Это невероятное богатство жизни, ее насыщенность при этом противостоят «событийности». И вроде бы «событий» в жизни Розанова тоже хватало: достаточно вспомнить скандал вокруг «дела Бейлиса» и исключения Розанова из Религиозно-философского общества – скандал, им самим спровоцированный, когда он отказался выйти «по собственному желанию», заявив, что формальная процедура исключения «представляет свой интерес». Но «события» в его жизни о нем самом как раз мало что говорят – они с ним «происходят», «случаются», но – в отличие от другого типа людей – он в них не «раскрывается», даже в них он тот, кто наблюдает (в том числе и за собой, в том числе и спровоцировав сам ситуацию), проживает – но не действует. Ведь даже вечера РФС трудно представить как «события» в жизни Розанова; и уж в куда большей мере таким событием (уже без кавычек) будет рисование «хоботов» с Ремизовым.
Пожалуй, одна из главных черт Розанова (дальше и, видимо, глубже его «юродства», которое осложнено, отрефлексировано, «надстроено» над ним) – его детскость. О службе отца в Госконтроле Татьяна Васильевна Розанова рассказывала Пришвину, что там его очень мучили сослуживцы, и, когда обижали особенно сильно, он приходил домой, очень расстроенный, «ложился в кровать и плакал как ребенок». Лет за десять до того, в 1885 году, когда предстояло сдавать в печать «О понимании», первую и главную книгу Розанова, «уже в типографии он вдруг решил спешно “запутать изложение” первых трех страниц, испугавшись, как бы читатели не поняли его претензии на “построение всей будущей науки”» – здесь все характерно: и невероятная претензия, и испуг, наступивший в последний момент, и желание «замести следы», обмануть читателя, принизившись – мол, не подумайте, это не обо всем, не о том, что больше самой науки – о понимании, а так, «ученая книжка». Не умножая примеров – приведу лишь один, относящийся к концу 1880-х:
«Когда спрашивали (коллеги-учителя из гимназии в Ельце. – А. Т.), сколько же экземпляров <“О понимании”> продано, он отделывался шутками. О содержании речи никто не заводил, но потихоньку вокруг книги начало расти злословие. Особенно подозрительно всем показалось то обстоятельство, что в ней совсем не было ссылок на литературу. Подозревали, что автор откуда-то все списал, но откуда именно, никто сказать не мог. Интересовались у него между делом, не знает ли он иностранных языков, в подозрении, что эти сотни страниц списаны у какого-нибудь иностранного философа, – однако выяснили, что языки он знает только на уровне гимназиста старшего класса.

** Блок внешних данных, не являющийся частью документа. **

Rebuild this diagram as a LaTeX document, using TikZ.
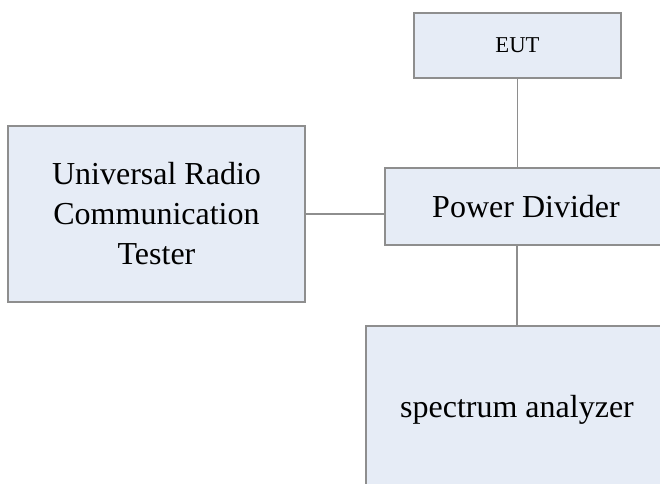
\documentclass[tikz,border=0pt]{standalone}
\usepackage{fontspec}
\setmainfont{Liberation Serif}
\definecolor{boxfill}{HTML}{E6ECF6}
\definecolor{boxgray}{HTML}{8E8E8E}
\begin{document}
\begin{tikzpicture}[x=0.75pt, y=-0.75pt,
        box/.style={draw=boxgray, fill=boxfill, line width=1.2pt, inner sep=0pt, align=center, font=\fontsize{24}{30}\selectfont},
        link/.style={draw=boxgray, line width=1.2pt}]
    \useasboundingbox (0,0) rectangle (660,484);
    \clip (0,0) rectangle (660,484);
    \node[box, minimum width=155.25pt, minimum height=48.75pt, font=\fontsize{17}{20}\selectfont] (eut) at (517.5,45.5) {EUT};
    \node[box, minimum width=222.75pt, minimum height=132pt] (tester) at (156.5,214) {Universal Radio\\Communication\\Tester};
    \node[box, minimum width=211.5pt, minimum height=57.75pt] (divider) at (526,206.5) {Power Divider};
    \node[box, minimum width=226.5pt, minimum height=126pt] (analyzer) at (517,410) {spectrum analyzer};
    \draw[link] (tester.east) -- (tester.east -| divider.west);
    \draw[link] (eut.south) -- (eut.south |- divider.north);
    \draw[link] (analyzer.north |- divider.south) -- (analyzer.north);
\end{tikzpicture}
\end{document}
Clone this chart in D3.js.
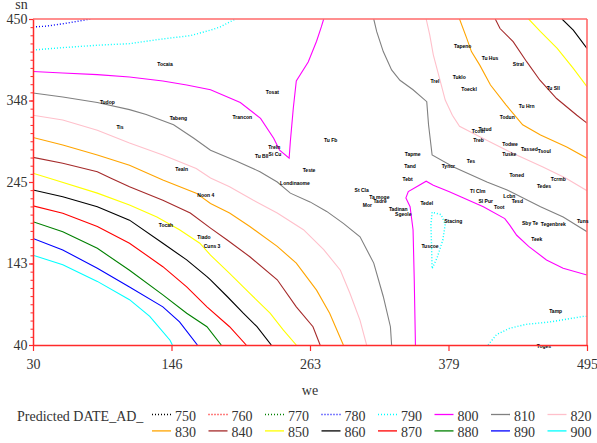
<!DOCTYPE html>
<html>
<head>
<meta charset="utf-8">
<script src="https://cdn.jsdelivr.net/npm/d3@7"></script>
<style>
  body { margin: 0; background: #fff; }
</style>
</head>
<body>
<svg id="chart" width="597" height="443"></svg>
<script>
var xTicks = [30, 146.25, 262.5, 378.75, 495];
var yTicks = [40, 142.5, 245, 347.5, 450];

var levels = [750, 760, 770, 780, 790, 800, 810, 820, 830, 840, 850, 860, 870, 880, 890, 900];
var levelColors = ['#000000', '#ff0000', '#008000', '#0000ff', '#00ffff', '#ff00ff', '#808080', '#ffc0cb',
  '#ffa500', '#a52a2a', '#ffff00', '#000000', '#ff0000', '#008000', '#0000ff', '#00ffff'];
var dottedLevels = [750, 760, 770, 780, 790];

// contour lines, in [we, sn]
var c780 = [[30,440],[41,441],[55,444],[67,447],[78,450]];
var c790a = [[30,411],[55,414],[84,417],[111,419],[139,425],[162,429],[179,436],[187,440],[200,450]];
var c790b = [[412,40],[419,53],[430,61],[444,66],[464,69],[492,76],[495,76]];
var c790c = [[365,207],[364,191],[364.5,166],[365,136],[369,149],[374,172],[376,192],[372.5,204],[365,207]];
var c800a = [[30,384],[55,382],[84,380],[111,377],[139,372],[159,367],[179,361],[204,345],[221,325],[232,300],
  [237,285],[245,275],[246,296],[248.5,338],[251,372],[261,396],[268,422],[272,440],[274,450]];
var c800b = [[351,40],[350,122],[349,185],[346.5,214],[343,225],[345,233],[352,239],[360,246],[366,241],[379,233],
  [408,214],[426,199],[430,191],[436,178],[446,164],[461,147],[475,136.5],[495,128]];
var c810a = [[30,357],[55,352],[84,345],[111,336],[125,330],[148,317],[165,300],[179,285],[201,271],[220.5,258],
  [235,245],[246,231],[262.5,220],[276.5,208],[290.5,193],[304.5,176],[316,143],[324,101],[330,63],[331,40]];
var c810b = [[316,450],[318.5,434],[324,409],[331,386],[338,373],[349,361],[360.5,346],[362,317],[365,279],[383,264],
  [411,245],[428,235],[456,214],[475,201],[495,182.5]];
var c820a = [[30,329],[55,323],[84,310],[111,294],[139,279],[167,262],[179,250],[195,239],[215,222],[235,206],
  [257,185],[274,160],[288,134],[296,105],[304.5,71],[310,40]];
var c820b = [[360,450],[363,430],[366,405],[372,371],[376,348],[382,329],[388,315],[405,302],[430,283],[458,264],
  [477,250],[495,234]];
var c830a = [[30,301],[55,291.5],[84,279],[111,266],[139,247.5],[167,231],[179,218],[195,206],[212,189],[235,164],
  [251,143],[268,109],[279,80],[290.5,40]];
var c830b = [[388,450],[394,426],[398,409],[405,392],[414,367],[427,342],[441,317],[456,304],[478,289],[495,275]];
var c840a = [[30,276],[55,268.5],[84,258],[95,250],[111,239],[139,222],[162,206],[179,187],[193,172],[212,151],
  [235,122],[251,88],[265,63],[271,40]];
var c840b = [[418,450],[422,438],[433,421.5],[444.5,396],[455.5,373],[469.5,350],[486.5,329],[495,319]];
var c850a = [[30,256],[48.5,247.5],[84,231],[111,216],[134,201],[153,185],[170,168],[179,153],[195,130],[212,105],
  [229,80],[240,59],[251,40]];
var c850b = [[446,450],[456,434],[470,413],[483.5,388],[495,365]];
var c860a = [[30,235],[55,226.5],[84,214],[111,197],[139,168],[159,147],[176,126],[179,122],[193,101],[206.5,80],
  [218,63],[230,40]];
var c860b = [[474,450],[483.5,436],[495,413]];
var c870 = [[30,215],[55,205.6],[84,189],[111,168],[139,138.5],[159,113],[176,88],[195,63],[209,40]];
var c880 = [[30,195],[55,182.5],[84,161.6],[111,134],[139,103],[159,80],[176,63],[188,40]];
var c890 = [[30,174],[55,159.5],[84,136.5],[111,113],[139,88],[153,69],[168,40]];
var c900 = [[30,153],[55,141],[84,120],[111,97],[128,76],[145,46],[147,40]];

var siteNames = ['Tocaia', 'Tudop', 'Tabeng', 'Tis', 'Tealn', 'Noon 4', 'Tocah', 'Tiado', 'Cuns 3', 'Tosat',
  'Trancon', 'Treln', 'Si Cu', 'Tu Bll', 'Tu Fb', 'Teste', 'Londinaome', 'Tapme', 'Tand', 'Tebt',
  'St Cla', 'Ta moge', 'Tadre', 'Mor', 'Tadinan', 'Sgeole', 'Tedel', 'Stacing', 'Tuscoe', 'Tapeno',
  'Tu Hus', 'Stral', 'Trel', 'Tuklo', 'Toeckl', 'Tu Sll', 'Tu Hrn', 'Todun', 'Tstud', 'Tcoln',
  'Treb', 'Todwe', 'Tassed', 'Tsoul', 'Tuske', 'Tes', 'Tyncr', 'Toned', 'Tcrmb', 'Tedes',
  'Tl Clm', 'Sl Pur', 'Toot', 'Lcbn', 'Tesd', 'Sby Te', 'Tegenbrek', 'Tuns', 'Teek', 'Tamp', 'Toges'];
var siteWe = [140.8, 92.4, 152, 103, 154.8, 175, 141.6, 173.5, 180.3, 230.9,
  205.7, 232.5, 233.1, 222, 279.9, 261.7, 249.9, 348.7, 346.5, 344.5,
  305.9, 320.7, 321.3, 310.6, 336.6, 340.8, 360.5, 382.8, 363.2, 390.7,
  413.6, 437.4, 367.4, 387.8, 396, 466.7, 444.4, 428.1, 409.4, 403.8,
  404, 430.4, 446.6, 459.2, 429.8, 397.6, 378.6, 436, 470.9, 458.9,
  403.3, 410, 421.4, 429.8, 436.5, 447.2, 466.7, 491.4, 452.8, 468.7, 458.9];
var siteSn = [393.4, 345.2, 325.1, 313.3, 261.4, 228.7, 190, 175.4, 163.6, 357.3,
  325.9, 288.1, 279.8, 276.8, 297.5, 259.2, 243.4, 280.2, 264.2, 248.8,
  234.1, 225.3, 221.1, 216.1, 211, 204.4, 218.2, 196, 163.6, 415.2,
  400.6, 393.4, 371.2, 376.2, 362, 362.8, 339.7, 326.4, 311.3, 308.3,
  297.5, 292.8, 286.1, 283.1, 279.8, 270.5, 264.3, 253.8, 248.8, 240,
  232.8, 221.1, 213.2, 226.5, 220.2, 193.1, 192.2, 195.1, 172.9, 82.8, 38];

var contours = [
  {level: 780, pts: c780}, {level: 790, pts: c790a}, {level: 790, pts: c790b}, {level: 790, pts: c790c},
  {level: 800, pts: c800a}, {level: 800, pts: c800b}, {level: 810, pts: c810a}, {level: 810, pts: c810b},
  {level: 820, pts: c820a}, {level: 820, pts: c820b}, {level: 830, pts: c830a}, {level: 830, pts: c830b},
  {level: 840, pts: c840a}, {level: 840, pts: c840b}, {level: 850, pts: c850a}, {level: 850, pts: c850b},
  {level: 860, pts: c860a}, {level: 860, pts: c860b}, {level: 870, pts: c870}, {level: 880, pts: c880},
  {level: 890, pts: c890}, {level: 900, pts: c900}
];

var serif = '"Liberation Serif", "DejaVu Serif", serif';
var textColor = '#333333';

function colorFor(level) {
  return levelColors[levels.indexOf(level)];
}

function isDotted(level) {
  return dottedLevels.indexOf(level) !== -1;
}

var svg = d3.select('#chart');

var x = d3.scaleLinear().domain([30, 495]).range([33, 587]);
var y = d3.scaleLinear().domain([40, 450]).range([345, 19]);

svg.append('clipPath').attr('id', 'plotClip')
  .append('rect')
  .attr('x', x(30)).attr('y', y(450))
  .attr('width', x(495) - x(30)).attr('height', y(40) - y(450));

var line = d3.line()
  .x(function(d) { return x(d[0]); })
  .y(function(d) { return y(d[1]); });

var plot = svg.append('g').attr('clip-path', 'url(#plotClip)');

plot.selectAll('path.contour')
  .data(contours)
  .enter()
  .append('path')
  .attr('class', 'contour')
  .attr('d', function(c) { return line(c.pts); })
  .attr('fill', 'none')
  .attr('stroke', function(c) { return colorFor(c.level); })
  .attr('stroke-width', function(c) { return isDotted(c.level) ? 1.4 : 1.1; })
  .attr('stroke-dasharray', function(c) { return isDotted(c.level) ? '1,2' : null; });

// top and right edges of the frame
svg.append('line')
  .attr('x1', x(30)).attr('x2', x(495)).attr('y1', y(450)).attr('y2', y(450))
  .attr('stroke', '#ff6a6a').attr('stroke-width', 1.6);
svg.append('line')
  .attr('x1', x(495)).attr('x2', x(495)).attr('y1', y(450)).attr('y2', y(40))
  .attr('stroke', '#ff6a6a').attr('stroke-width', 1.6);

var sites = siteNames.map(function(name, i) {
  return {name: name, we: siteWe[i], sn: siteSn[i]};
});

svg.append('g').selectAll('text')
  .data(sites)
  .enter()
  .append('text')
  .attr('x', function(d) { return x(d.we); })
  .attr('y', function(d) { return y(d.sn); })
  .attr('dy', '0.35em')
  .attr('text-anchor', 'middle')
  .attr('font-family', '"Liberation Sans", Arial, sans-serif')
  .attr('font-weight', 'bold')
  .attr('font-size', 5)
  .attr('fill', '#000')
  .text(function(d) { return d.name; });

function styleAxis(g) {
  g.attr('font-family', serif).attr('font-size', 14);
  g.select('.domain').attr('stroke', '#ff2a2a').attr('stroke-width', 1.5);
  g.selectAll('.tick line').attr('stroke', '#ff2a2a').attr('stroke-width', 1.2);
  g.selectAll('.tick text').attr('fill', textColor);
}

var minorY = d3.range(0, 41).map(function(i) { return 40 + i * 10.25; });

svg.append('g')
  .attr('transform', 'translate(' + x(30) + ',0)')
  .call(d3.axisLeft(y).tickValues(minorY).tickSize(2.5).tickSizeOuter(0).tickFormat(''))
  .call(function(g) {
    g.select('.domain').remove();
    g.selectAll('.tick line').attr('stroke', '#ff2a2a').attr('stroke-width', 1);
  });

svg.append('g')
  .attr('transform', 'translate(' + x(30) + ',0)')
  .call(d3.axisLeft(y).tickValues(yTicks).tickSize(4).tickSizeOuter(0).tickPadding(1.5)
    .tickFormat(function(d) { return Math.round(d); }))
  .call(styleAxis);

svg.append('g')
  .attr('transform', 'translate(0,' + y(40) + ')')
  .call(d3.axisBottom(x).tickValues(xTicks).tickSize(6).tickSizeOuter(0).tickPadding(8.5)
    .tickFormat(function(d) { return Math.round(d); }))
  .call(styleAxis);

svg.append('text')
  .attr('x', (x(30) + x(495)) / 2)
  .attr('y', 395)
  .attr('text-anchor', 'middle')
  .attr('font-family', serif).attr('font-size', 14).attr('fill', textColor)
  .text('we');

svg.append('text')
  .attr('x', 21.5)
  .attr('y', 9)
  .attr('text-anchor', 'middle')
  .attr('font-family', serif).attr('font-size', 14).attr('fill', textColor)
  .text('sn');

// legend: two rows of eight levels
var legend = svg.append('g');

legend.append('text')
  .attr('x', 17).attr('y', 420.5)
  .attr('font-family', serif).attr('font-size', 14).attr('fill', textColor)
  .text('Predicted DATE_AD_');

var items = legend.selectAll('g.item')
  .data(levels)
  .enter()
  .append('g')
  .attr('class', 'item')
  .attr('transform', function(d, i) {
    return 'translate(' + (152 + 56.5 * (i % 8)) + ',' + (414.5 + 16.4 * Math.floor(i / 8)) + ')';
  });

items.append('line')
  .attr('x1', 0).attr('x2', 19).attr('y1', 0).attr('y2', 0)
  .attr('stroke', colorFor)
  .attr('stroke-width', function(d) { return isDotted(d) ? 1.5 : 1.3; })
  .attr('stroke-dasharray', function(d) { return isDotted(d) ? '1,2' : null; });

items.append('text')
  .attr('x', 23).attr('y', 6)
  .attr('font-family', serif).attr('font-size', 14).attr('fill', textColor)
  .text(function(d) { return d; });
</script>
</body>
</html>
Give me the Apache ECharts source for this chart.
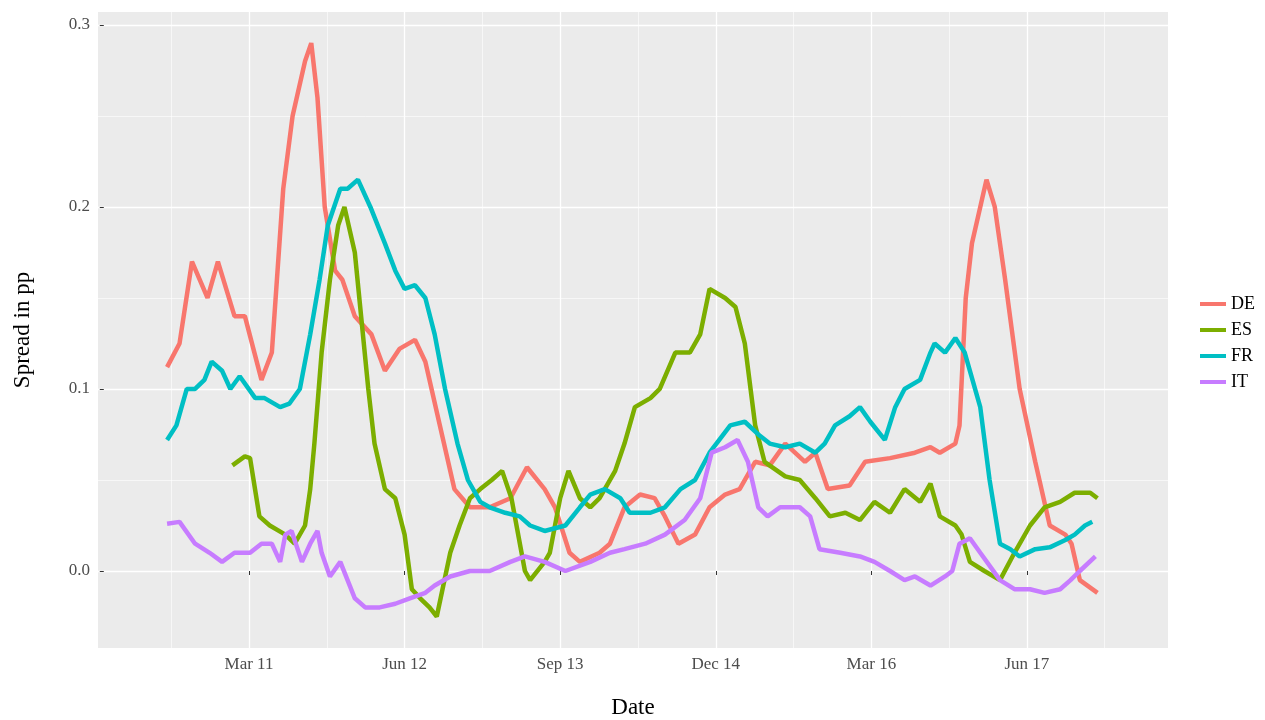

Все по-прежнему оставалось непонятным. Розанов же учительской компании сторонился. И учителя решили: “Не нашего поля ягода”. Постепенно отношение к нему ухудшалось. В насмешку стали звать Розанова “философом” и “понимающим”. Учитель латыни, заядлый картежник М. В. Десницкий, частенько повторял в учительской про Розанова: “Нашелся понимающий среди ничего не понимающих”. Все это злословие продолжалось и позже, когда Розанов стал посещать учительские вечеринки. Однажды он попал на холостяцкую попойку у учителя женской гимназии Желудкова. <…>
“Здесь слово за слово разгорелся спор между Розановым и Десницким, который ‘на все корки’ честил философию и философов, крича с азартом: ‘И мы тоже кое-что понимаем!’ В разгаре спора Десницкий схватил с полки книгу ‘О понимании’, преподнесенную Розановым Желудкову, расстегнул брюки и обмочил ее при общем хохоте присутствующих: ‘А ваше понимание, Василий Васильевич, вот чего стоит’…”».
О ком еще можно вспомнить подобную историю, особенно с ее концовкой – точнее, ее отсутствием: ничего не произошло, Василий Васильевич так и остался жить с нею – как обиженный до глубины души ребенок (вспомнив ее двадцать с лишним лет спустя, в статье 1910 года) – и, что важнее, кому бы пришло в голову так оскорбить другого? Давно, лет двадцать назад, кем-то было дано
Розанову хорошее определение – «русский даос». Совершенно не похожий на китайского мудреца, он схож с даосами в главном – в том, что истинный мудрец, как Лао-цзы, должен быть «старым ребенком», где мудрость неотделима от детскости, а детскость – непосредственность взгляда. О Розанове и о его темах говорили как о пошлых, грязных, порнографических и т. п. – но это больше говорило о говорящих, о том, сквозь какую призму они смотрят и видят, тогда как в Розанове сильнейшим (и отталкивающим или приближающим к нему других) было «неведение греха». В 1914 году, назвав его «морально невменяемым», Струве нашел на редкость точную формулировку – Розанова, по крайней мере с тех пор, как он нашел самого себя, интересовало «Древо Жизни», но ничуть не «Древо познания Добра и Зла».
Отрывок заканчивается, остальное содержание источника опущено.